Vice President of the Bharatiya Janata Party
- Incumbent
- Assumed office 29 July 2023
- President: J.P. Nadda

Minister of Women And Child Development, Minister of Social Welfare, Minister of Sports & Youth Affairs Government of Chhattisgarh
- In office 22 December 2008 – 12 December 2013
- Chief Minister: Raman Singh
- Preceded by: Renuka Singh
- Succeeded by: Ramshila Sahu

Personal details
- Born: Lata Usendi 1 May 1974 (age 52) Kondagaon, Chhattisgarh
- Party: Bharatiya Janata Party
- Parent: Late Mangalram Usendi (father);
- Education: B.A.
- Occupation: Agriculture, Politician

= Lata Usendi =

Indian politician

Lata Usendi (born 1 May 1974) is an Indian politician who was Women and Child Development Minister of Chhattisgarh. She is Vice President of Bharatiya Janata Party.
She was Chairwoman of Woman’s Commission and State Supplies Corporation Chhattisgarh.

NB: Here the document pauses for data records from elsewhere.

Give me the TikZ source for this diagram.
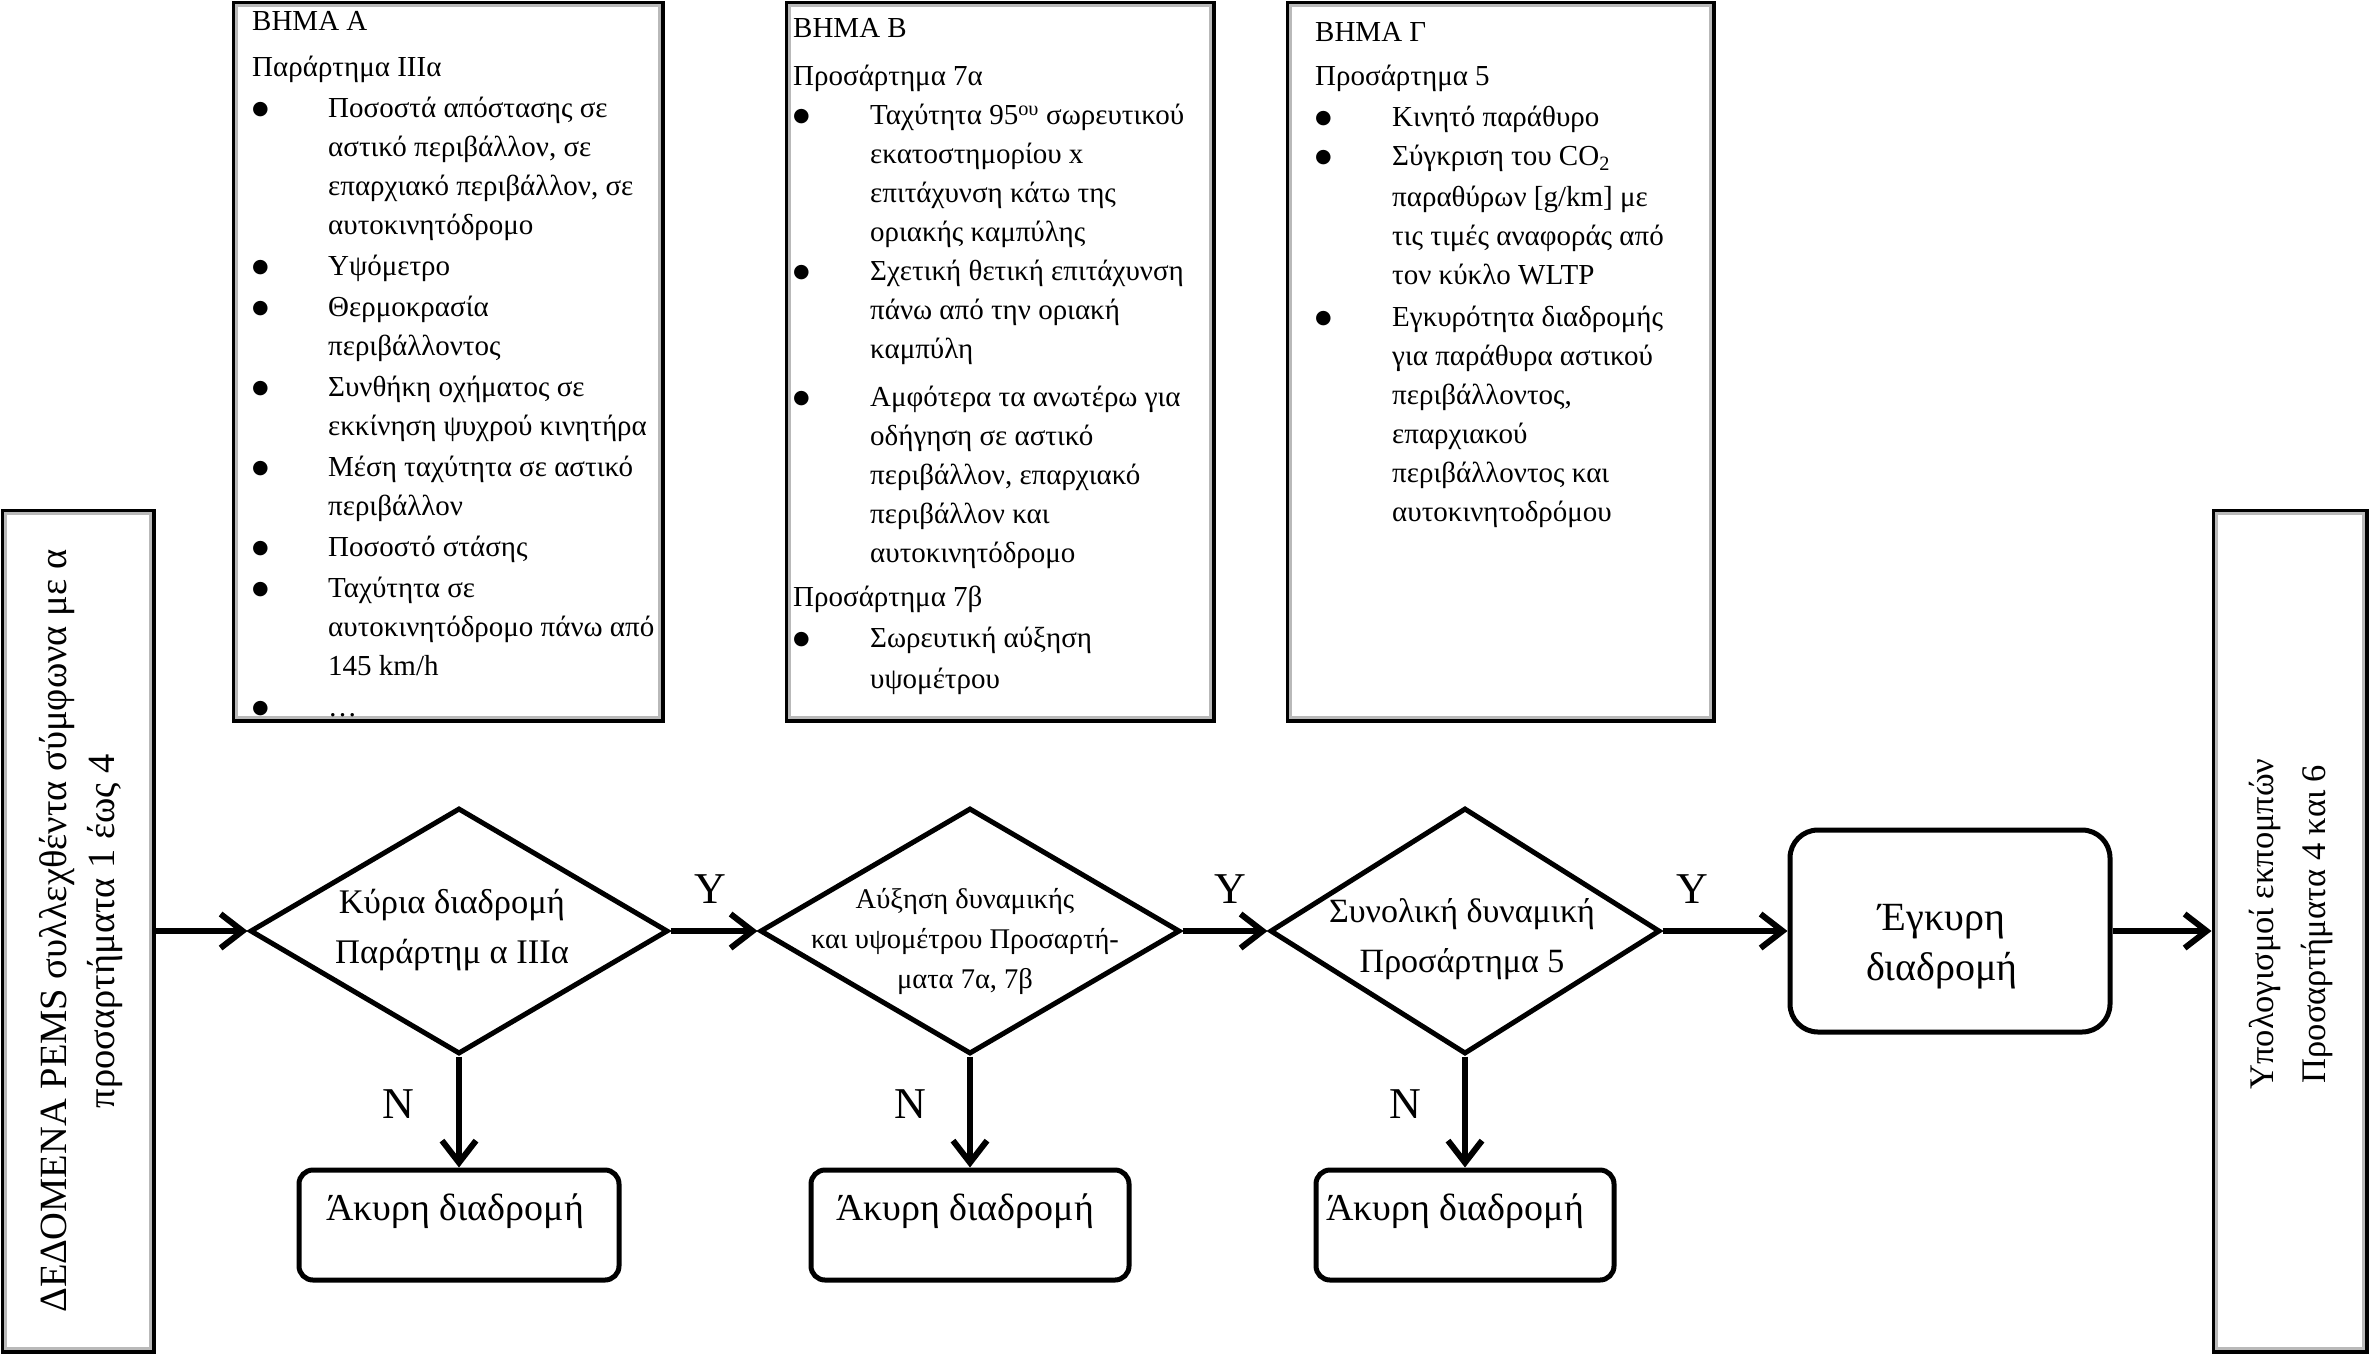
\documentclass[tikz,border=0pt]{standalone}
\usepackage{fontspec}
\setmainfont{Liberation Serif}
\newfontfamily\symfont{DejaVu Sans}
\usetikzlibrary{arrows.meta,shapes.geometric}
\newcommand\bul{\raisebox{3pt}{\symfont\fontsize{19}{19}\selectfont ●}}
\begin{document}
\begin{tikzpicture}[x=1pt,y=-1pt,
  frame/.style={draw, line width=5pt, inner sep=0pt},
  inset/.style={draw=gray!55, line width=2.5pt},
  dia/.style={draw, shape=diamond, line width=5pt, inner sep=0pt, minimum width=#1, minimum height=246pt},
  rbox/.style={draw, line width=5pt, rounded corners=#1, inner sep=0pt},
  arr/.style={line width=6pt, -{Straight Barb[length=22pt,width=34pt]}},
  boxtxt/.style={anchor=north west, inner sep=0pt, font=\fontsize{29}{39}\selectfont},
  yn/.style={anchor=base, inner sep=0pt, font=\fontsize{44}{50}\selectfont}
]
\useasboundingbox (0,0) rectangle (2371,1361);

% top boxes
\node[frame, minimum width=428pt, minimum height=717pt] (A) at (448,361.5) {};
\node[frame, minimum width=426pt, minimum height=717pt] (B) at (1000,361.5) {};
\node[frame, minimum width=425pt, minimum height=717pt] (C) at (1500.5,361.5) {};
\foreach \b in {A,B,C}
  \draw[inset] ([shift={(5,5)}]\b.north west) rectangle ([shift={(-5,-5)}]\b.south east);

\node[boxtxt] (tA) at (252,2.7) {\begin{tabular}{@{}p{76pt}@{}l@{}}
\multicolumn{2}{@{}l@{}}{ΒΗΜΑ Α}\\[7pt]
\multicolumn{2}{@{}l@{}}{Παράρτημα IIIα}\\[2pt]
\bul & Ποσοστά απόστασης σε\\
& αστικό περιβάλλον, σε\\
& επαρχιακό περιβάλλον, σε\\
& αυτοκινητόδρομο\\[2pt]
\bul & Υψόμετρο\\[2pt]
\bul & Θερμοκρασία\\
& περιβάλλοντος\\[2pt]
\bul & Συνθήκη οχήματος σε\\
& εκκίνηση ψυχρού κινητήρα\\[2pt]
\bul & Μέση ταχύτητα σε αστικό\\
& περιβάλλον\\[2pt]
\bul & Ποσοστό στάσης\\[2pt]
\bul & Ταχύτητα σε\\
& αυτοκινητόδρομο πάνω από\\
& 145 km/h\\[2pt]
\bul & …
\end{tabular}};

\node[boxtxt] (tB) at (793,9.7) {\begin{tabular}{@{}p{77pt}@{}l@{}}
\multicolumn{2}{@{}l@{}}{ΒΗΜΑ Β}\\[9pt]
\multicolumn{2}{@{}l@{}}{Προσάρτημα 7α}\\
\bul & Ταχύτητα 95\textsuperscript{ου} σωρευτικού\\
& εκατοστημορίου x\\
& επιτάχυνση κάτω της\\
& οριακής καμπύλης\\
\bul & Σχετική θετική επιτάχυνση\\
& πάνω από την οριακή\\
& καμπύλη\\[9pt]
\bul & Αμφότερα τα ανωτέρω για\\
& οδήγηση σε αστικό\\
& περιβάλλον, επαρχιακό\\
& περιβάλλον και\\
& αυτοκινητόδρομο\\[5pt]
\multicolumn{2}{@{}l@{}}{Προσάρτημα 7β}\\[2pt]
\bul & Σωρευτική αύξηση\\[2pt]
& υψομέτρου
\end{tabular}};

\node[boxtxt] (tC) at (1315,13.7) {\begin{tabular}{@{}p{77pt}@{}l@{}}
\multicolumn{2}{@{}l@{}}{ΒΗΜΑ Γ}\\[5pt]
\multicolumn{2}{@{}l@{}}{Προσάρτημα 5}\\[2pt]
\bul & Κινητό παράθυρο\\
\bul & Σύγκριση του CO\textsubscript{2}\\[2pt]
& παραθύρων [g/km] με\\
& τις τιμές αναφοράς από\\
& τον κύκλο WLTP\\[3pt]
\bul & Εγκυρότητα διαδρομής\\
& για παράθυρα αστικού\\
& περιβάλλοντος,\\
& επαρχιακού\\
& περιβάλλοντος και\\
& αυτοκινητοδρόμου
\end{tabular}};

% side boxes
\node[frame, minimum width=150pt, minimum height=840pt] (L) at (78,931) {};
\node[frame, minimum width=152pt, minimum height=840pt] (R) at (2290,931) {};
\foreach \b in {L,R}
  \draw[inset] ([shift={(5,5)}]\b.north west) rectangle ([shift={(-5,-5)}]\b.south east);
\node[rotate=90, inner sep=0pt, font=\fontsize{38.5}{48}\selectfont] (Lt) at (81,931)
  {\begin{tabular}{@{}c@{}}ΔΕΔΟΜΕΝΑ PEMS συλλεχθέντα σύμφωνα με α\\προσαρτήματα 1 έως 4\end{tabular}};
\node[rotate=90, inner sep=0pt, font=\fontsize{34.5}{52}\selectfont] (Rt) at (2289,924)
  {\begin{tabular}{@{}c@{}}Υπολογισμοί εκπομπών\\Προσαρτήματα 4 και 6\end{tabular}};

% decisions
\node[dia=418pt] (d1) at (459,931) {};
\node[dia=420pt] (d2) at (970,931) {};
\node[dia=390pt] (d3) at (1465,931) {};
\node[inner sep=0pt, font=\fontsize{34.5}{50}\selectfont] (d1t) at (452,928)
  {\begin{tabular}{@{}c@{}}Κύρια διαδρομή\\Παράρτημ α IIIα\end{tabular}};
\node[inner sep=0pt, font=\fontsize{28.5}{40}\selectfont] (d2t) at (965,940)
  {\begin{tabular}{@{}c@{}}Αύξηση δυναμικής\\και υψομέτρου Προσαρτή-\\ματα 7α, 7β\end{tabular}};
\node[inner sep=0pt, font=\fontsize{34}{50}\selectfont] (d3t) at (1462,937)
  {\begin{tabular}{@{}c@{}}Συνολική δυναμική\\Προσάρτημα 5\end{tabular}};

% valid route
\node[rbox=28pt, minimum width=320pt, minimum height=202pt] (V) at (1950,931) {};
\node[inner sep=0pt, font=\fontsize{40}{50}\selectfont] (Vt) at (1942,945)
  {\begin{tabular}{@{}c@{}}Έγκυρη\\διαδρομή\end{tabular}};

% invalid routes
\node[rbox=14pt, minimum width=320pt, minimum height=110pt] (i1) at (459,1225) {};
\node[rbox=14pt, minimum width=318pt, minimum height=110pt] (i2) at (970,1225) {};
\node[rbox=14pt, minimum width=298pt, minimum height=110pt] (i3) at (1465,1225) {};
\node[anchor=base, inner sep=0pt, font=\fontsize{38}{44}\selectfont] (i1t) at (455,1220) {Άκυρη διαδρομή};
\node[anchor=base, inner sep=0pt, font=\fontsize{38}{44}\selectfont] (i2t) at (965,1220) {Άκυρη διαδρομή};
\node[anchor=base, inner sep=0pt, font=\fontsize{38}{44}\selectfont] (i3t) at (1455,1220) {Άκυρη διαδρομή};

% connectors
\draw[arr] (L.east) -- (d1.west);
\draw[arr] (d1.east) -- (d2.west);
\draw[arr] (d2.east) -- (d3.west);
\draw[arr] (d3.east) -- (V.west);
\draw[arr] (V.east) -- (R.west);
\draw[arr] (d1.south) -- (i1.north);
\draw[arr] (d2.south) -- (i2.north);
\draw[arr] (d3.south) -- (i3.north);

% labels
\node[yn] (y1) at (710,903) {Y};
\node[yn] (y2) at (1230,903) {Y};
\node[yn] (y3) at (1692,903) {Y};
\node[yn] (n1) at (398,1118) {N};
\node[yn] (n2) at (910,1118) {N};
\node[yn] (n3) at (1405,1118) {N};
\end{tikzpicture}
\end{document}
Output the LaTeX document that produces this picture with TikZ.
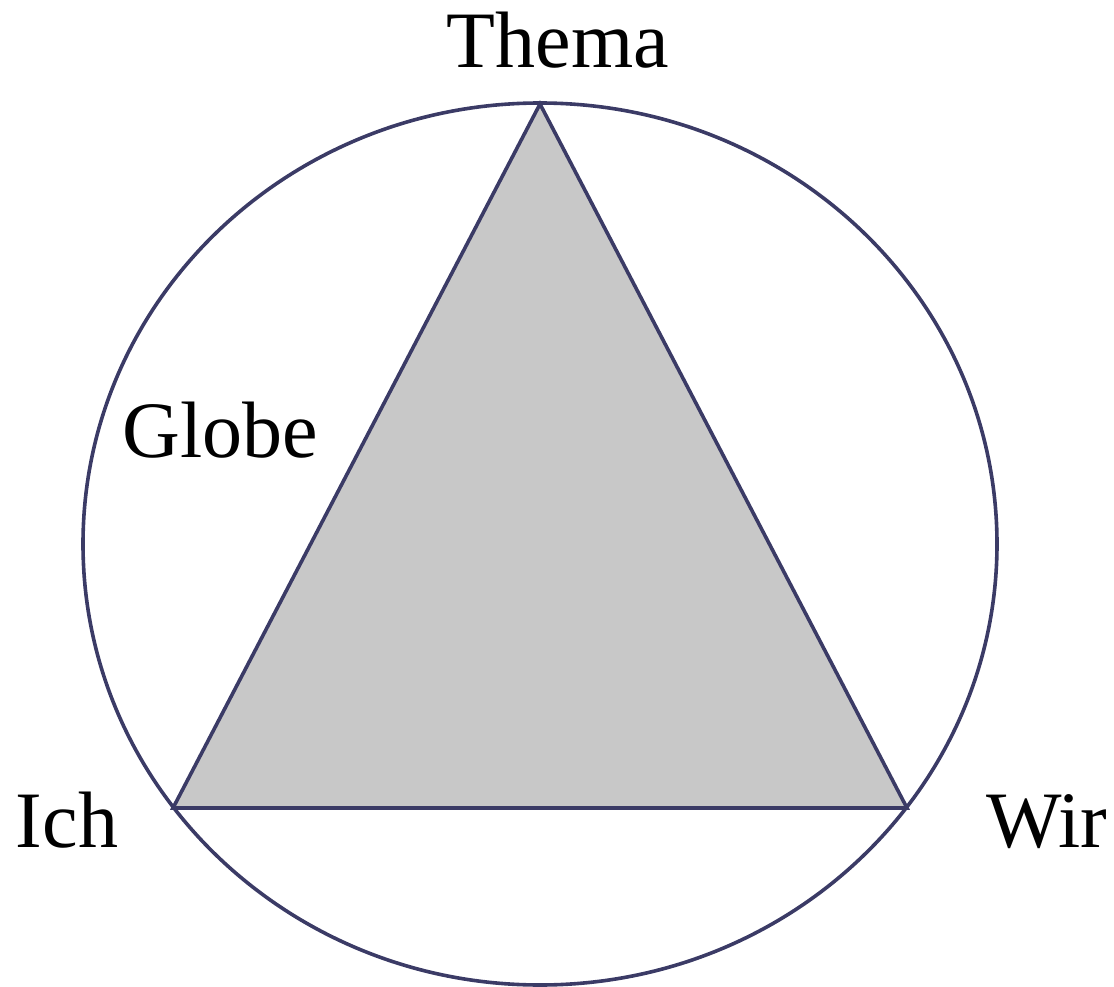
\documentclass[tikz,border=0pt]{standalone}
\usepackage{fontspec}
\setmainfont{Liberation Serif}
\definecolor{edge}{HTML}{3B3B66}
\definecolor{tri}{HTML}{C8C8C8}
\begin{document}
\begin{tikzpicture}[x=1pt,y=-1pt,
  outline/.style={draw=edge,line width=3.6pt},
  lbl/.style={font=\fontsize{80}{96}\selectfont,inner sep=0pt,anchor=base}]
\useasboundingbox (0,0) rectangle (1114,987);
\draw[outline] (540,544) ellipse [x radius=457, y radius=441];
\coordinate (T) at (540,104);
\coordinate (L) at (173,808);
\coordinate (R) at (907,808);
\filldraw[outline,fill=tri,line join=miter] (T) -- (L) -- (R) -- cycle;
\node[lbl] (thema) at (558,68) {Thema};
\node[lbl] (globe) at (220,457) {Globe};
\node[lbl] (ich) at (67,847) {Ich};
\node[lbl] (wir) at (1047,847) {Wir};
\end{tikzpicture}
\end{document}
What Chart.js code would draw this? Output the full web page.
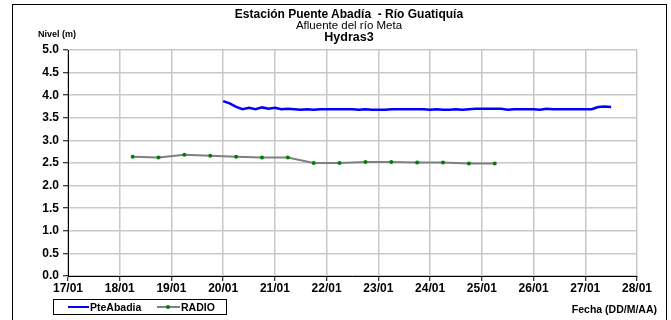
<!DOCTYPE html>
<html>
<head>
<meta charset="utf-8">
<script src="https://cdn.jsdelivr.net/npm/chart.js@4/dist/chart.umd.min.js"></script>
<style>
  body { margin: 0; background: #fff; font-family: 'Liberation Sans', Arial, sans-serif; }
  #wrap { position: relative; width: 671px; height: 320px; overflow: hidden; }
  #frame { position: absolute; left: 12px; top: 4px; width: 653px; height: 330px; border: 1px solid #000; }
  .t { position: absolute; white-space: nowrap; color: #000; }
  #legend { position: absolute; left: 53px; top: 299px; width: 172px; height: 14px; border: 1px solid #000; background: #fff; }
</style>
</head>
<body>
<div id="wrap">
  <div id="frame"></div>
  <canvas id="nivelChart" width="671" height="320" style="position:absolute;left:0;top:0"></canvas>
  <div class="t" style="left:0;width:698px;text-align:center;top:7px;font-size:12px;font-weight:bold">Estación Puente Abadía&nbsp; - Río Guatiquía</div>
  <div class="t" style="left:0;width:698px;text-align:center;top:19px;font-size:11.5px">Afluente del río Meta</div>
  <div class="t" style="left:0;width:698px;text-align:center;top:30px;font-size:12.5px;font-weight:bold">Hydras3</div>
  <div class="t" style="left:38px;top:29px;font-size:9px;font-weight:bold">Nivel (m)</div>
  <div class="t" style="right:14px;top:303px;font-size:10.5px;font-weight:bold">Fecha (DD/M/AA)</div>
  <div id="legend">
    <div style="position:absolute;left:14px;top:6px;width:21px;height:2px;background:#0000ff"></div>
    <div class="t" style="left:36px;top:1px;font-size:10.5px;font-weight:bold">PteAbadia</div>
    <div style="position:absolute;left:103px;top:6px;width:23px;height:2px;background:#808080"></div>
    <div style="position:absolute;left:112px;top:5px;width:4px;height:4px;border-radius:2px;background:#008000"></div>
    <div class="t" style="left:127px;top:1px;font-size:10.5px;font-weight:bold">RADIO</div>
  </div>
</div>
<script>
// Dias (dia del mes de enero) y niveles (m)
const xTicks = [17, 18, 19, 20, 21, 22, 23, 24, 25, 26, 27, 28];
const yTicks = [0, 0.5, 1, 1.5, 2, 2.5, 3, 3.5, 4, 4.5, 5];

// PteAbadia: lecturas cada 3 horas desde el 20/01 00:00
const pteInicio = 20;
const pteIntervalo = 0.125;
const pteNivel = [
  3.87, 3.82, 3.74, 3.69, 3.72, 3.69, 3.73, 3.70,
  3.72, 3.69, 3.70, 3.69, 3.68, 3.69, 3.68, 3.69,
  3.69, 3.69, 3.69, 3.69, 3.69, 3.68, 3.69, 3.68,
  3.68, 3.68, 3.69, 3.69, 3.69, 3.69, 3.69, 3.69,
  3.68, 3.69, 3.68, 3.68, 3.69, 3.68, 3.69, 3.70,
  3.70, 3.70, 3.70, 3.70, 3.68, 3.69, 3.69, 3.69,
  3.69, 3.68, 3.70, 3.69, 3.69, 3.69, 3.69, 3.69,
  3.69, 3.69, 3.74, 3.75, 3.74,
];

// RADIO: lecturas manuales (06:00 y 18:00)
const radioDia = [18.25, 18.75, 19.25, 19.75, 20.25, 20.75, 21.25, 21.75, 22.25, 22.75, 23.25, 23.75, 24.25, 24.75, 25.25];
const radioNivel = [2.64, 2.62, 2.68, 2.66, 2.64, 2.62, 2.62, 2.50, 2.50, 2.52, 2.52, 2.51, 2.51, 2.49, 2.49];

const pteData = pteNivel.map((v, i) => ({ x: pteInicio + i * pteIntervalo, y: v }));
const radioData = radioNivel.map((v, i) => ({ x: radioDia[i], y: v }));

const tickFont = { family: 'Liberation Sans', size: 12, weight: 'bold' };

new Chart(document.getElementById('nivelChart'), {
  type: 'line',
  data: {
    datasets: [
      {
        label: 'PteAbadia',
        data: pteData,
        borderColor: '#0000ff',
        borderWidth: 2.5,
        pointRadius: 0,
        tension: 0,
      },
      {
        label: 'RADIO',
        data: radioData,
        borderColor: '#808080',
        borderWidth: 2,
        pointRadius: 2,
        pointBorderWidth: 0,
        pointBackgroundColor: '#008000',
        pointBorderColor: '#008000',
        tension: 0,
      },
    ],
  },
  options: {
    responsive: false,
    animation: false,
    layout: { padding: { left: 0, top: 50, right: 34, bottom: 24 } },
    plugins: {
      legend: { display: false },
      tooltip: { enabled: false },
    },
    scales: {
      x: {
        type: 'linear',
        min: xTicks[0],
        max: xTicks[xTicks.length - 1],
        afterBuildTicks: (s) => { s.ticks = xTicks.map((v) => ({ value: v })); },
        afterFit: (s) => { s.height = 20; },
        ticks: {
          color: '#000',
          font: tickFont,
          padding: 0,
          maxRotation: 0,
          callback: (v) => String(v).padStart(2, '0') + '/01',
        },
        grid: { color: '#c8c8c8', lineWidth: 1.5, tickColor: '#000', tickLength: 5, tickWidth: 1 },
        border: { color: '#000', width: 1 },
      },
      y: {
        min: yTicks[0],
        max: yTicks[yTicks.length - 1],
        afterBuildTicks: (s) => { s.ticks = yTicks.map((v) => ({ value: v })); },
        afterFit: (s) => { s.width = 68; },
        ticks: {
          color: '#000',
          font: tickFont,
          padding: 4,
          callback: (v) => v.toFixed(1),
        },
        grid: { color: '#c8c8c8', lineWidth: 1.5, tickColor: '#000', tickLength: 5, tickWidth: 1 },
        border: { color: '#000', width: 1 },
      },
    },
  },
});
</script>
</body>
</html>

She is currently a member in state assembly from Kondagaon. and serving as Vice President of Bastar Pradhikaran

==Political career==
Lata Usendi started her politics as a BJP divisional minister and became a councillor. After being elected as MLA for the first time in 2003, she became a minister. In 2008 also she won the election and became a minister. But lost the elections in 2013 and 2018. Lata Usendi had been Kanker BJP Mandal Minister in 1998. In 1999, she was elected councilor from the hospital ward of Kondagaon Municipal Council. In 2000, she became the district president of BJP Mahila Morcha in Kanker district. In 2002, she became the district president of Kondagaon BJP Mahila Morcha. In 2003, she was elected MLA for the first time by contesting elections from Kondagaon Assembly on BJP ticket. In 2004, she became the National Vice President of Bharatiya Janata Yuva Morcha. She was also the General Secretary of District BJP Mahila Morcha Bastar. In 2004, he was the Chairman of the Committee on Welfare of Women and Children of the Thirty-sixth Legislative Assembly. Apart from this, he was a member of the committee related to the welfare of Scheduled Castes, Scheduled Tribes and Backward Classes.